Dzonglha (4830 m n.p.m.) – Cho La (5365 m n.p.m.) – Dragnag (4700 m n.p.m.)
Tradycyjnie pobudka 5:30 i śniadanie 6:00. W pokoju temperatura ok. 1 stopnia, ale w śpiworku było ok. Gdy wychodzimy z hotelu po raz pierwszy widzimy wioskę, bo wczoraj dotarliśmy po ciemku. Jest to dosłownie kilka hotelików przewidzianych dla turystów.



Dzisiaj idziemy do Dragnag przez przełęcz Cho. Szlak biegnie doliną lekko wznosząc się i oznaczony jest żółtymi słupkami. Teraz czujemy prawdziwe Himalaje. Nie ma tłumów. Nie latają śmigłowce. Cisza i ośnieżone góry dookoła. Po raz pierwszy rano nie ma czystego błękitnego nieba. Są chmury, ale nie pada. Trochę z przerażeniem patrzę na pionowe ściany zamykające dolinę. Gdzie tam jest jakaś przełęcz na którą w dodatku można się wspiąć.




Gdy zbliżamy się do końca doliny szlak wspina się stromo na zbocze. Nie jest tak źle. Następnie wychodzimy na płaski obszar i ścieżka doprowadza nas do lodowca. Tutaj zakładamy raczki na buty i przemierzamy lodowiec podążając za żółtymi słupkami. Wędrówka po lodowcu jest bardzo mozolna, ale w końcu docieramy do skał, po których wspinamy się na przełęcz. Szlak zabezpieczony jest stalowymi linami i wejście nie jest takie straszne.

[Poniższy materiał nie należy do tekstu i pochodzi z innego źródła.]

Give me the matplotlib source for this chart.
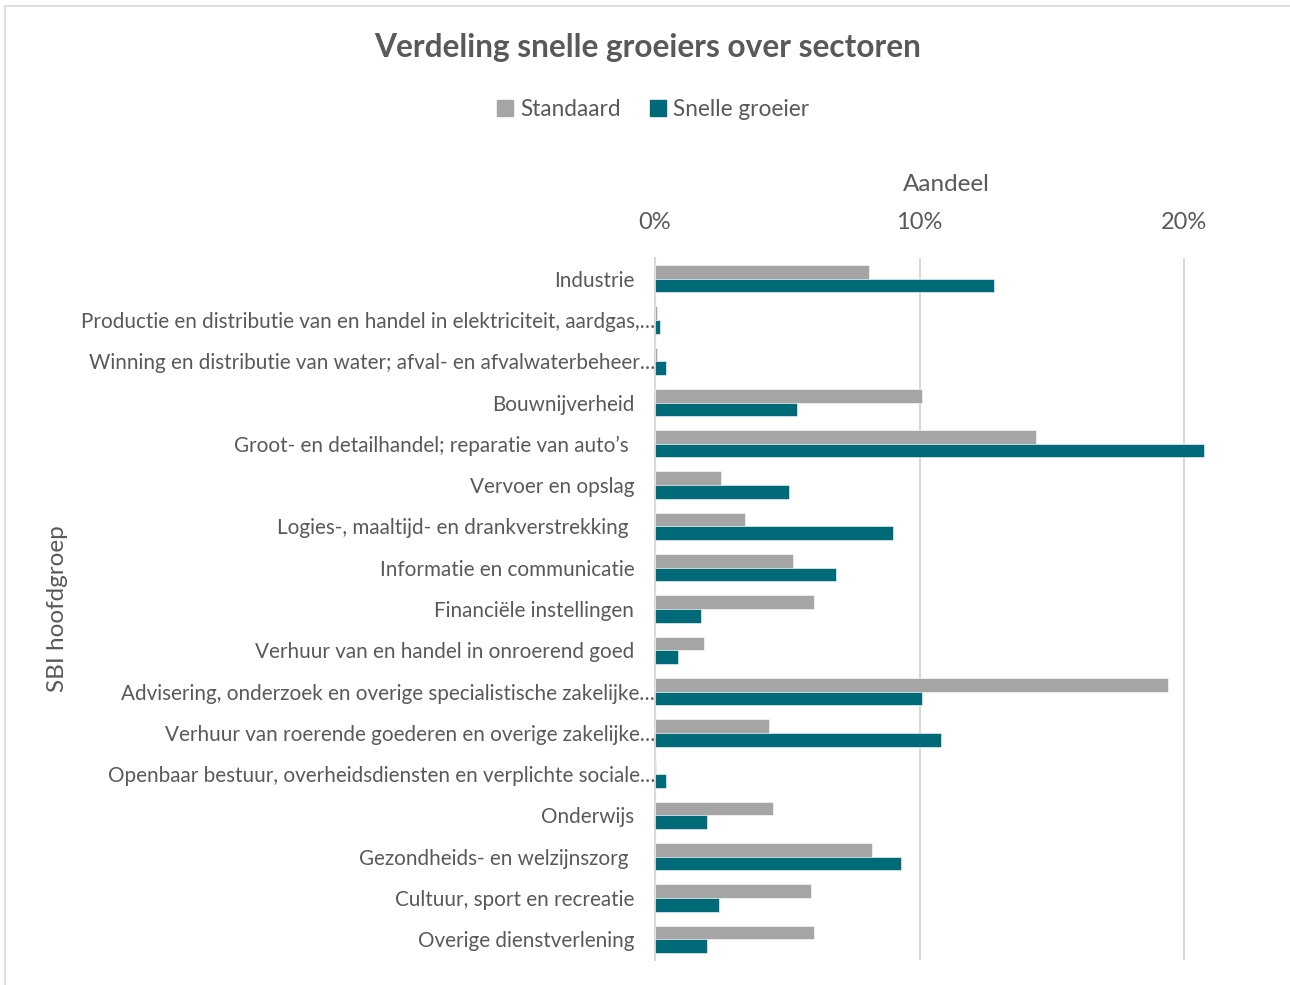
import matplotlib.pyplot as plt
from matplotlib.patches import Rectangle, Patch
from matplotlib.transforms import ScaledTranslation
import numpy as np

plt.rcParams["font.family"] = ["Lato", "DejaVu Sans"]

# SBI main groups, top to bottom
sectoren = [
    "Industrie",
    "Productie en distributie van en handel in elektriciteit, aardgas,…",
    "Winning en distributie van water; afval- en afvalwaterbeheer…",
    "Bouwnijverheid",
    "Groot- en detailhandel; reparatie van auto’s ",
    "Vervoer en opslag",
    "Logies-, maaltijd- en drankverstrekking ",
    "Informatie en communicatie",
    "Financiële instellingen",
    "Verhuur van en handel in onroerend goed",
    "Advisering, onderzoek en overige specialistische zakelijke…",
    "Verhuur van roerende goederen en overige zakelijke…",
    "Openbaar bestuur, overheidsdiensten en verplichte sociale…",
    "Onderwijs",
    "Gezondheids- en welzijnszorg ",
    "Cultuur, sport en recreatie",
    "Overige dienstverlening",
]

# share per sector in %
standaard = [8.1, 0.08, 0.09, 10.1, 14.4, 2.5, 3.4, 5.2, 6.0, 1.85,
             19.4, 4.3, 0.04, 4.45, 8.2, 5.9, 6.0]
snelle_groeier = [12.8, 0.18, 0.42, 5.35, 20.75, 5.08, 9.0, 6.86, 1.73, 0.86,
                  10.1, 10.8, 0.42, 1.98, 9.3, 2.43, 1.95]

GRIJS = "#A5A5A5"
TEAL = "#006A78"
TEKST = "#595959"
RASTER = "#D9D9D9"

fig = plt.figure(figsize=(12.9, 9.85), dpi=100)
ax = fig.add_axes([655 / 1290, 1 - 960 / 985, (1237 - 655) / 1290, (960 - 258) / 985])

y = np.arange(len(sectoren))
h = 0.33
ax.barh(y - h / 2, standaard, height=h, color=GRIJS, edgecolor="white", linewidth=0.4, zorder=3)
ax.barh(y + h / 2, snelle_groeier, height=h, color=TEAL, edgecolor="white", linewidth=0.4, zorder=3)

ax.set_ylim(len(sectoren) - 0.5, -0.5)
ax.set_xlim(0, 22)
ax.set_xticks([0, 10, 20])
ax.set_xticklabels(["0%", "10%", "20%"])
ax.xaxis.tick_top()
ax.xaxis.set_label_position("top")
ax.set_xlabel("Aandeel", fontsize=17.5, color=TEKST, labelpad=15)
ax.tick_params(axis="x", length=0, pad=18, labelsize=17, labelcolor=TEKST)
ax.grid(axis="x", color=RASTER, linewidth=1.5, zorder=0)

ax.set_yticks(y)
ax.set_yticklabels(sectoren)
ax.tick_params(axis="y", length=0, pad=15, labelsize=14.9, labelcolor=TEKST)
# truncated labels run up to the axis
for lbl in ax.get_yticklabels():
    if lbl.get_text().endswith("…"):
        lbl.set_transform(lbl.get_transform() + ScaledTranslation(15 / 72, 0, fig.dpi_scale_trans))

for s in ["top", "right", "bottom"]:
    ax.spines[s].set_visible(False)
ax.spines["left"].set_color(RASTER)
ax.spines["left"].set_linewidth(1.5)

fig.text(58 / 1290, 1 - 609 / 985, "SBI hoofdgroep", rotation=90, ha="center", va="center",
         fontsize=17.5, color=TEKST)

fig.text(648 / 1290, 1 - 47 / 985, "Verdeling snelle groeiers over sectoren", ha="center", va="center",
         fontsize=22.8, fontweight="bold", color=TEKST)

handles = [Patch(color=GRIJS, label="Standaard"), Patch(color=TEAL, label="Snelle groeier")]
fig.legend(handles=handles, loc="center", bbox_to_anchor=(653 / 1290, 1 - 109 / 985), ncol=2,
           frameon=False, fontsize=16.3, labelcolor=TEKST, handlelength=0.7, handleheight=0.7,
           handletextpad=0.3, columnspacing=1.3)

# chart frame
fig.patches.append(Rectangle((5 / 1290, -0.1), 1.2, 1.1 - 6 / 985, transform=fig.transFigure,
                             fill=False, edgecolor=RASTER, linewidth=1.2))

fig.savefig("out.png", dpi=100)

Na przełęczy niespodzianka – słupek z darmowym prądem do ładowania. Niesamowite, zważywszy, że jesteśmy na wysokości ponad 5300 m n.p.m. Oczywiście podłączamy wszystko co mamy do ładowania. Nawet próbujemy zagotować wodę grzałką, ale pobór prądu jest zbyt duży. Kawy nie będzie, ale za to zjadam ostatnią paczkę ciasteczek kokosowych, a Marcin częstuje czekoladą z Polski. Czekając, aż nasza elektronika się podładuje, podziwiamy widoki. Nawet pogoda się poprawia i pojawia się słońce.

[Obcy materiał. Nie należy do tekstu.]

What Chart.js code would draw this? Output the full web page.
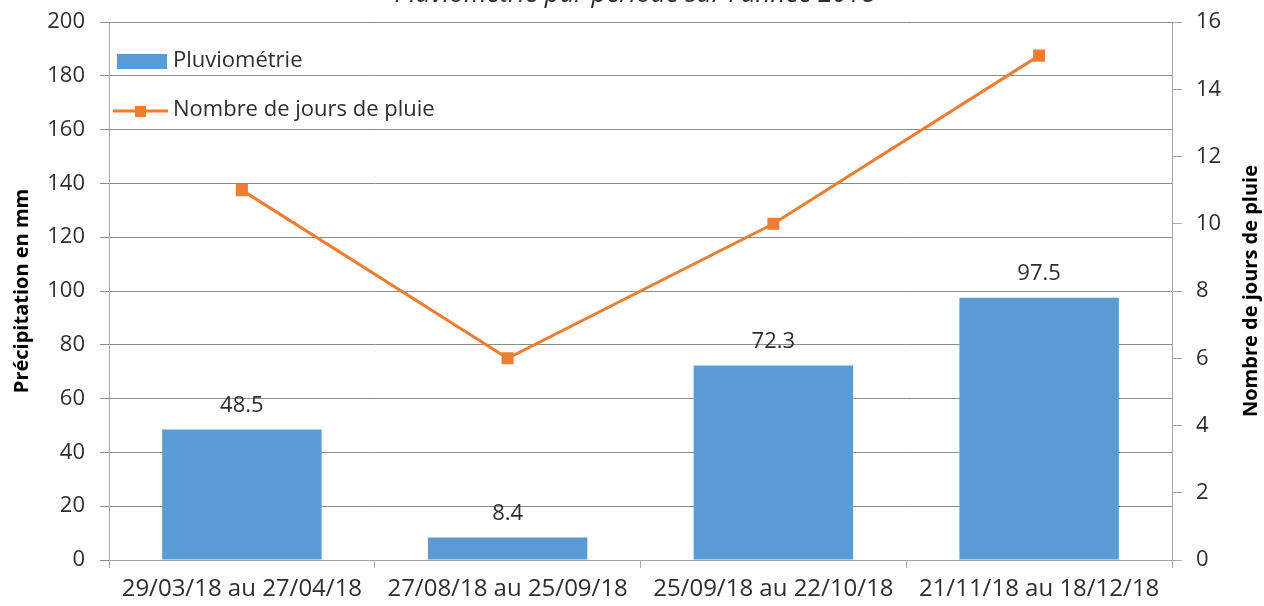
<!DOCTYPE html>
<html>
<head>
<meta charset="utf-8">
<script src="https://cdn.jsdelivr.net/npm/chart.js@4"></script>
<style>
html,body{margin:0;padding:0;background:#fff;overflow:hidden;}
canvas{display:block;}
</style>
</head>
<body>
<canvas id="c" width="1264" height="606"></canvas>
<script>
const categories = ["29/03/18 au 27/04/18", "27/08/18 au 25/09/18", "25/09/18 au 22/10/18", "21/11/18 au 18/12/18"];
const rainfall = [48.5, 8.4, 72.3, 97.5];
const rainDays = [11, 6, 10, 15];
const chartTitle = "Pluviométrie par période sur l'année 2018";
const leftAxisTitle = "Précipitation en mm";
const rightAxisTitle = "Nombre de jours de pluie";
const seriesNames = ["Pluviométrie", "Nombre de jours de pluie"];

const FONT = "'Open Sans', 'DejaVu Sans', sans-serif";
const TEXT = '#2e2e2e';
const BLUE = '#5B9BD5';
const ORANGE = '#ED7D31';
const GRID = '#8c8c8c';
const AXIS = '#a6a6a6';

const overlay = {
  id: 'overlay',
  afterDatasetsDraw(chart) {
    const ctx = chart.ctx;
    const meta = chart.getDatasetMeta(0);
    ctx.save();
    ctx.font = "22px " + FONT;
    ctx.fillStyle = TEXT;
    ctx.textAlign = 'center';
    ctx.textBaseline = 'middle';
    meta.data.forEach((el, i) => {
      ctx.fillText(String(chart.data.datasets[0].data[i]), el.x, el.y - 24);
    });
    ctx.restore();
  },
  afterDraw(chart) {
    const ctx = chart.ctx;
    const ca = chart.chartArea;
    ctx.save();
    ctx.font = "italic 26px " + FONT;
    ctx.fillStyle = TEXT;
    ctx.textAlign = 'center';
    ctx.textBaseline = 'alphabetic';
    ctx.fillText(chartTitle, chart.width / 2 + 3, ca.top - 20);

    ctx.font = "bold 20px " + FONT;
    ctx.fillStyle = '#000';
    ctx.textBaseline = 'middle';
    const cy = (ca.top + ca.bottom) / 2;
    ctx.save();
    ctx.translate(22, cy);
    ctx.rotate(-Math.PI / 2);
    ctx.fillText(leftAxisTitle, 0, 0);
    ctx.restore();
    ctx.save();
    ctx.translate(chart.width - 13, cy);
    ctx.rotate(-Math.PI / 2);
    ctx.fillText(rightAxisTitle, 0, 0);
    ctx.restore();

    const lx = ca.left + 8;
    ctx.font = "22px " + FONT;
    ctx.textAlign = 'left';
    ctx.textBaseline = 'middle';
    const y1 = ca.top + 39, y2 = ca.top + 89;
    ctx.fillStyle = chart.data.datasets[0].backgroundColor;
    ctx.fillRect(lx, y1 - 7, 50, 15);
    ctx.strokeStyle = chart.data.datasets[1].borderColor;
    ctx.lineWidth = 3;
    ctx.beginPath();
    ctx.moveTo(lx - 4, y2);
    ctx.lineTo(lx + 51, y2);
    ctx.stroke();
    ctx.fillStyle = chart.data.datasets[1].borderColor;
    ctx.fillRect(lx + 18, y2 - 5, 11, 11);
    ctx.fillStyle = TEXT;
    ctx.fillText(chart.data.datasets[0].label, lx + 56, y1);
    ctx.fillText(chart.data.datasets[1].label, lx + 56, y2 - 1);
    ctx.restore();
  }
};

function fixV(w) {
  return function (s) { s.width = w; s.paddingTop = 0; s.paddingBottom = 0; };
}

new Chart(document.getElementById('c'), {
  type: 'bar',
  data: {
    labels: categories,
    datasets: [
      {
        type: 'bar',
        label: seriesNames[0],
        data: rainfall,
        backgroundColor: BLUE,
        borderWidth: 0,
        barPercentage: 0.6,
        categoryPercentage: 1.0,
        yAxisID: 'y',
        order: 1
      },
      {
        type: 'line',
        label: seriesNames[1],
        data: rainDays,
        borderColor: ORANGE,
        backgroundColor: ORANGE,
        borderWidth: 3,
        pointStyle: 'rect',
        pointRadius: 8.5,
        pointBorderWidth: 0,
        pointBackgroundColor: ORANGE,
        tension: 0,
        yAxisID: 'y2',
        order: 0
      }
    ]
  },
  options: {
    responsive: false,
    animation: false,
    events: [],
    layout: { padding: { top: 22, left: 0, right: 0, bottom: 0 } },
    plugins: {
      legend: { display: false },
      title: { display: false },
      tooltip: { enabled: false }
    },
    scales: {
      x: {
        offset: true,
        grid: { display: true, drawOnChartArea: false, drawTicks: true, tickLength: 8, color: AXIS, offset: true },
        border: { display: true, color: AXIS },
        ticks: { font: { family: FONT, size: 24 }, color: TEXT, padding: 7, maxRotation: 0, autoSkip: false },
        afterFit(s) { s.height = 46; s.paddingLeft = 0; s.paddingRight = 0; }
      },
      y: {
        position: 'left',
        min: 0, max: 200,
        ticks: { stepSize: 20, font: { family: FONT, size: 22 }, color: TEXT, padding: 15 },
        grid: { color: GRID, tickLength: 9, drawTicks: true },
        border: { display: true, color: AXIS },
        afterFit: fixV(109)
      },
      y2: {
        position: 'right',
        min: 0, max: 16,
        ticks: { stepSize: 2, font: { family: FONT, size: 22 }, color: TEXT, padding: 14 },
        grid: { drawOnChartArea: false, tickLength: 10, color: AXIS },
        border: { display: true, color: AXIS },
        afterFit: fixV(92)
      }
    }
  },
  plugins: [overlay]
});
</script>
</body>
</html>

Jest przyjemnie, ale czas ruszać dalej, aby znowu nie iść po ciemku. Zejście z przełęczy jest bardzo strome. Co prawda zabezpieczone jest stalowymi linami, ale dla mnie i moich kolan, to jak do tej pory najtrudniejszy odcinek na tym trekkingu. Drugi raz nie chciałbym tam schodzić. Teraz wiem dlaczego większość szła w drugą stronę. Docieramy na dno doliny, a następnie podchodzimy na jej przeciwległe zbocze i schodzimy na drugą stronę do kolejnej doliny, którą podążamy w dół wzdłuż strumienia.



Po monotonnym marszu docieramy do Dragnag, tym razem jeszcze za widoku. Na noc zatrzymujemy się w Mountain Paradise. Pokój gratis pod warunkiem stołowania się na miejscu. Ciepły prysznic, z którego nie omieszkaliśmy skorzystać – 800 RPN. Zjadamy kolację i odpoczywamy.